ABSTRACT

While developing countries spend billions of dollars on sending their people overseas to pursue further qualifications, developed countries have been constantly expanding their service industries to secure finance for their own higher education (HE) programmes. Within this framework, the US has been regarded as the most attractive destination for thousands of international students (Kim, 2012), including Saudis. There are now millions of international students studying at US universities, and Saudi Arabia has been ranked fourth in the list of countries sending their people to the US. This has contributed over $32.8 billion to US economy, according to a 2016 report released by the Association of International Educators. Through an analysis of the King Abdullah Scholarship Programme, together with an analysis of the educational experiences of five Saudi graduate students at different American universities, this chapter examines the following questions: (1) How and in what ways has the global hegemony of US universities penetrated the intellectual and policy infrastructures of Saudi higher education landscape? and (2) What intellectual effect does ‘US university hegemony’ have on Saudi students?
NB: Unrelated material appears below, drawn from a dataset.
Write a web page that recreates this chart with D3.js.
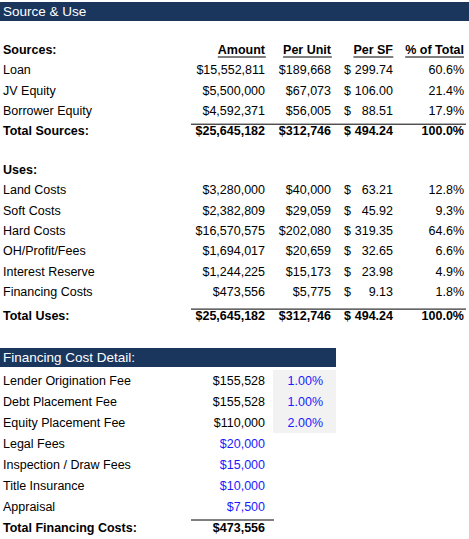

The findings reveal that a series of power relations centred on the ‘global-imaginary’ (Lightfoot, 2014), a Western-only mentality, the internal contradictions and tensions inherent in the Saudi HE system, including that of “globalization is equated with secularization, which means the separation of religion and life, replacing Islam with pragmatic and materialist European and American thoughts” (p. 88), together with other complex views created by Saudis, have led to the everyday “embodiment of the global hegemony” (Kim, 2012) enjoyed by American HE bodies.